## Aim of the task
Wherever a line holds the word "source", copy that line out.

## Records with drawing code
* * *
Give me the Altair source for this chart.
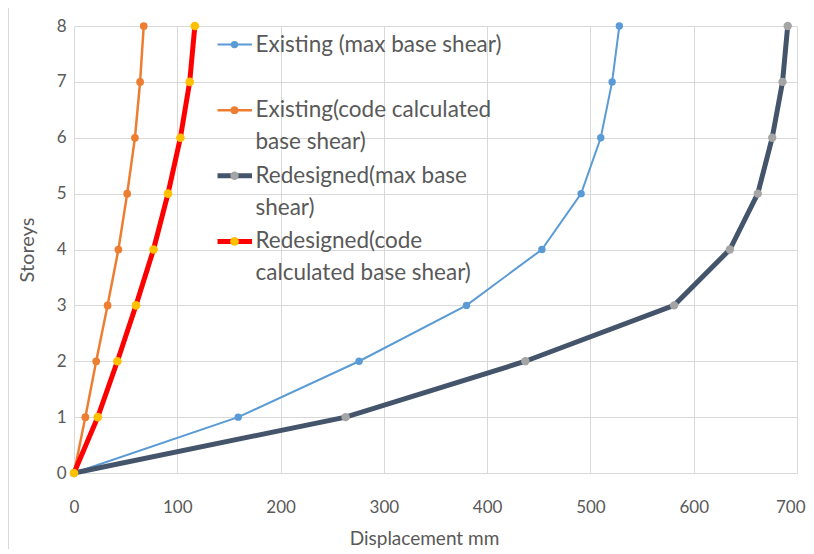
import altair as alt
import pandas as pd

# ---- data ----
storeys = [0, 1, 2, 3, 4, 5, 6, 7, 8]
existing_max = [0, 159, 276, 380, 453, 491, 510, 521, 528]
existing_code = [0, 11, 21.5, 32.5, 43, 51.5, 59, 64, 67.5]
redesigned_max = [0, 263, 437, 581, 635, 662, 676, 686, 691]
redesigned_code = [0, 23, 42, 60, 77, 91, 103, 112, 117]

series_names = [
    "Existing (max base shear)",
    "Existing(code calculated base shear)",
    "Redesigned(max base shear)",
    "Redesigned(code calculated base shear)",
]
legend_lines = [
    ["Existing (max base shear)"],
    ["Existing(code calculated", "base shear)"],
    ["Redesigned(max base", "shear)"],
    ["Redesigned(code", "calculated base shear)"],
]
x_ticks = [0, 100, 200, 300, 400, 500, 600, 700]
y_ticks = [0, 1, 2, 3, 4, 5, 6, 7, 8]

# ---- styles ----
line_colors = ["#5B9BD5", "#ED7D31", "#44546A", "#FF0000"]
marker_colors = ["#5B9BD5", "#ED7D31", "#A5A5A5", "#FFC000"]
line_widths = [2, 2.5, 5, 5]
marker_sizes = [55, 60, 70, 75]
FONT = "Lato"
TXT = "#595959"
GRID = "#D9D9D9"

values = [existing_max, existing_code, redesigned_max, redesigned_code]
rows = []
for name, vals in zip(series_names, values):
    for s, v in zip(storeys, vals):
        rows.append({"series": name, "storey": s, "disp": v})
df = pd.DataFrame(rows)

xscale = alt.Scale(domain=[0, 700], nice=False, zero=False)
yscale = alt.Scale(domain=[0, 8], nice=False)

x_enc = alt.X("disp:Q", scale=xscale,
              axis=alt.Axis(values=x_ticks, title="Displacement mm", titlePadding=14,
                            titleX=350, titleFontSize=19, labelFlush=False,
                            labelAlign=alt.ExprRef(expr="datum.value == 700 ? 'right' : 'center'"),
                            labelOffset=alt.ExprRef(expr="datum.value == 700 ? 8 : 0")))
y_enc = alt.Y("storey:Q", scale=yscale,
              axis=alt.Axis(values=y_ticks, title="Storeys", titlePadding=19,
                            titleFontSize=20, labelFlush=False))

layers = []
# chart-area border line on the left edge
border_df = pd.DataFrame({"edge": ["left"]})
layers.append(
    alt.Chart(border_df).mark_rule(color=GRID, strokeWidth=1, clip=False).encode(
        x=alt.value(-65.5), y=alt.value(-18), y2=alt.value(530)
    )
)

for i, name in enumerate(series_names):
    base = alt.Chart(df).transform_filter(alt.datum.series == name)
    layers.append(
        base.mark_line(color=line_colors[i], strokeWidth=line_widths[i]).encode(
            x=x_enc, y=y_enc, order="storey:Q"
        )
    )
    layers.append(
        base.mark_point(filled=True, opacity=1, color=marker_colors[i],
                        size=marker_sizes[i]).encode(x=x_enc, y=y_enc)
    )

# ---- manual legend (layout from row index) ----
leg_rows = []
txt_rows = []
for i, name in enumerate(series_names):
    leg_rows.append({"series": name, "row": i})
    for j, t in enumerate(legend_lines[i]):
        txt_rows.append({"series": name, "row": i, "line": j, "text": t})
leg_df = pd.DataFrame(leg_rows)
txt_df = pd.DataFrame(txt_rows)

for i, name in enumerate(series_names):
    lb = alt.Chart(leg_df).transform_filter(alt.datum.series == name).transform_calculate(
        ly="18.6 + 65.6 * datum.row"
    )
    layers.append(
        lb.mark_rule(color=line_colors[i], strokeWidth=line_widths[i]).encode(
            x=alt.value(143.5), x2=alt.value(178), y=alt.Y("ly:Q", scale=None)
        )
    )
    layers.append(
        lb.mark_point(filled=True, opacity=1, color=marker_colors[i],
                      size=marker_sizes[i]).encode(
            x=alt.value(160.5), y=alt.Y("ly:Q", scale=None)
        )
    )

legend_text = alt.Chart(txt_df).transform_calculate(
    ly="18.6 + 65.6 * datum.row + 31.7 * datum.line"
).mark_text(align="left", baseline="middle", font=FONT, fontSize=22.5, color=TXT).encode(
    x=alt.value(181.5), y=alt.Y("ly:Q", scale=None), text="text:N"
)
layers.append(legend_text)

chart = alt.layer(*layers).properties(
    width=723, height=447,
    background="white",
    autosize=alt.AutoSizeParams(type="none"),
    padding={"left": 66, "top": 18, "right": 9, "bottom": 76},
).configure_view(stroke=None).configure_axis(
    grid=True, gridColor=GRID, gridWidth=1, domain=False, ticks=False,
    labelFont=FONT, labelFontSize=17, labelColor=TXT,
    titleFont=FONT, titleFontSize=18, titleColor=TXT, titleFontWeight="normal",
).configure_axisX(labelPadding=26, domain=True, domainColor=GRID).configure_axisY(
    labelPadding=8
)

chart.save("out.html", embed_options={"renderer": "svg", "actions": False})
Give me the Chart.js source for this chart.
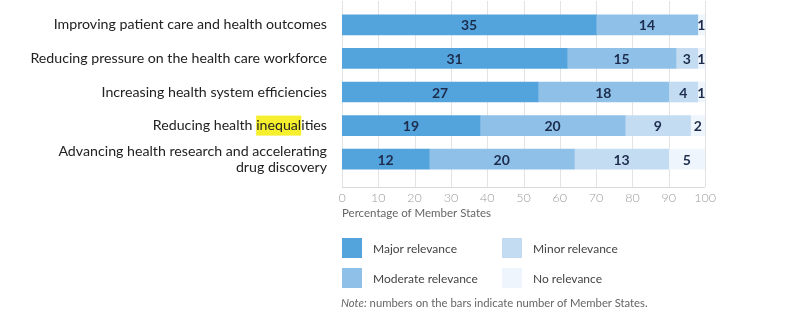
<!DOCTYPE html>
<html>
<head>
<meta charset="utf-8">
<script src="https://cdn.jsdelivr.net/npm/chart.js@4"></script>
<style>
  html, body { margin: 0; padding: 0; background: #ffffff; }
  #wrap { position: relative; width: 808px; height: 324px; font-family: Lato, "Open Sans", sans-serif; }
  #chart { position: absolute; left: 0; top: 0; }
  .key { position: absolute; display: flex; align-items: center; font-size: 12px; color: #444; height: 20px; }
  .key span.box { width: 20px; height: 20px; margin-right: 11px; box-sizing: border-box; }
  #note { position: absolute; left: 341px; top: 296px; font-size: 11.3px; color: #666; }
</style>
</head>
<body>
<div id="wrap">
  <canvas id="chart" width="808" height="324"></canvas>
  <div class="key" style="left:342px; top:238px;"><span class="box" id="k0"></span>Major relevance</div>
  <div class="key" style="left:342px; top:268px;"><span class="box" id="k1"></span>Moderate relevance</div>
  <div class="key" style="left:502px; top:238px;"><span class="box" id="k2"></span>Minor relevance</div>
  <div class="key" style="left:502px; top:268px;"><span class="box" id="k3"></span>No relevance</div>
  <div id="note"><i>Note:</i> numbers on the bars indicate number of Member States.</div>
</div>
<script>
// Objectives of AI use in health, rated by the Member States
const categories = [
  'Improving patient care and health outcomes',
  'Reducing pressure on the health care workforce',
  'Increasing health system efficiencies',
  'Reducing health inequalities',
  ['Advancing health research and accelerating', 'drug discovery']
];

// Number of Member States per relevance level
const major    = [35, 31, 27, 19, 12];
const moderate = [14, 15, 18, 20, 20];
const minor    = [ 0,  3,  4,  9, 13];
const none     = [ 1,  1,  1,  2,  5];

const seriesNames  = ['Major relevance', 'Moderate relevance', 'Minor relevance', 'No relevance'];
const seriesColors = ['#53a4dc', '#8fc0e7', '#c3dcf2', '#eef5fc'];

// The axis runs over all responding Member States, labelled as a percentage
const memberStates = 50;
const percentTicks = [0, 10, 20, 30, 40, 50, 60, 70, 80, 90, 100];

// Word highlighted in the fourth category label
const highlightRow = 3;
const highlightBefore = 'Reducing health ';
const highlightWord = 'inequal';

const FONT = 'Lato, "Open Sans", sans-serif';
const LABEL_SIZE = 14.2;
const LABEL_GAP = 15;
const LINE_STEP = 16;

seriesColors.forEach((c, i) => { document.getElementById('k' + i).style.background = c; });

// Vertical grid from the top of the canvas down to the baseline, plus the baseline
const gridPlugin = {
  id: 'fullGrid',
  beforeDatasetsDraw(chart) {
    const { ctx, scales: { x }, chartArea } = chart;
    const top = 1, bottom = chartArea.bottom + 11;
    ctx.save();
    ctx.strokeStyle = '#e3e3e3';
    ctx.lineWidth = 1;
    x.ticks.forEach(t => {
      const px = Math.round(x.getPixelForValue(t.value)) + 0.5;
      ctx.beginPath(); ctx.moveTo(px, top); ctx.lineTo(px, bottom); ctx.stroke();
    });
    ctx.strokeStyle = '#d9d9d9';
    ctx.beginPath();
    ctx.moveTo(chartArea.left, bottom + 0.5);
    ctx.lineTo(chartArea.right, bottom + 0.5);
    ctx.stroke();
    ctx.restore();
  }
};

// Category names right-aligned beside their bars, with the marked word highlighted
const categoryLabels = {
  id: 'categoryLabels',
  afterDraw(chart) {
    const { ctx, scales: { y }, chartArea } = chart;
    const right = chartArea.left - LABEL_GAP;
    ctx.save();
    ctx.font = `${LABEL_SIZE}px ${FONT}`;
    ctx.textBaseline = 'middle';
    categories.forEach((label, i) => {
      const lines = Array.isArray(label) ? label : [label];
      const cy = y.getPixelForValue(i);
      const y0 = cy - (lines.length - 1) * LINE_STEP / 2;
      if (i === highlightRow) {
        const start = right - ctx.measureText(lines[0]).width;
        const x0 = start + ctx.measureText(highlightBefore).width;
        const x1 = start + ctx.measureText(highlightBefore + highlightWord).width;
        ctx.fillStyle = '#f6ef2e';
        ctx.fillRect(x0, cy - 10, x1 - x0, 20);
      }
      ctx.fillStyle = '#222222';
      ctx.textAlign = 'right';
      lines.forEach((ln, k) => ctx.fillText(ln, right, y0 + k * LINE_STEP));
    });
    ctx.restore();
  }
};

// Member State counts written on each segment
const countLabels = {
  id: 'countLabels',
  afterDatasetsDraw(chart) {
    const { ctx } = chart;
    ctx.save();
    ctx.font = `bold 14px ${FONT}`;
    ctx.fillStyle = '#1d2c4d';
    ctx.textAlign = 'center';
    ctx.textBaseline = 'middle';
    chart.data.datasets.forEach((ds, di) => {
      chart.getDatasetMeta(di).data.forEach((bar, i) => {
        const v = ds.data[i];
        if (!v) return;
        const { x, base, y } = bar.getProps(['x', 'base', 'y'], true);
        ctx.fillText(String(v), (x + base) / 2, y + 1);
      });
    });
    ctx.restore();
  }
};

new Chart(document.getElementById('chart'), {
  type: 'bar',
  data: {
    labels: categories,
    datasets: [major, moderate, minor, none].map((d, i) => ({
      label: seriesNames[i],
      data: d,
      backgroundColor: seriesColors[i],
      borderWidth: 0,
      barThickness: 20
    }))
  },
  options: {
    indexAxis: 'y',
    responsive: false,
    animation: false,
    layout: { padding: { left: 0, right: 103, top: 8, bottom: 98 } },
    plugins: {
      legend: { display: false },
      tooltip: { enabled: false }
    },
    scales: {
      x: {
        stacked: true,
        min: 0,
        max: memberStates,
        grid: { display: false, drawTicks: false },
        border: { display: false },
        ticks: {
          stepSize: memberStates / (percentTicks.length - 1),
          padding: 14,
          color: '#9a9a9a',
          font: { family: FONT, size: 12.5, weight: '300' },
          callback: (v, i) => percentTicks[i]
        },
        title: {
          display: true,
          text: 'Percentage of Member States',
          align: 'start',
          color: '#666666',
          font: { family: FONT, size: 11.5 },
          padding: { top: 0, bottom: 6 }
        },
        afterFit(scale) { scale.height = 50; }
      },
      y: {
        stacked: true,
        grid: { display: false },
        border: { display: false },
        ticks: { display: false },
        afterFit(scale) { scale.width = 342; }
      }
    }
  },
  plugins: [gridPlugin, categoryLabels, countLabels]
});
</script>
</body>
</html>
* * *
## Answer to the task
Give me the Altair source for this chart.
Give me the Chart.js source for this chart.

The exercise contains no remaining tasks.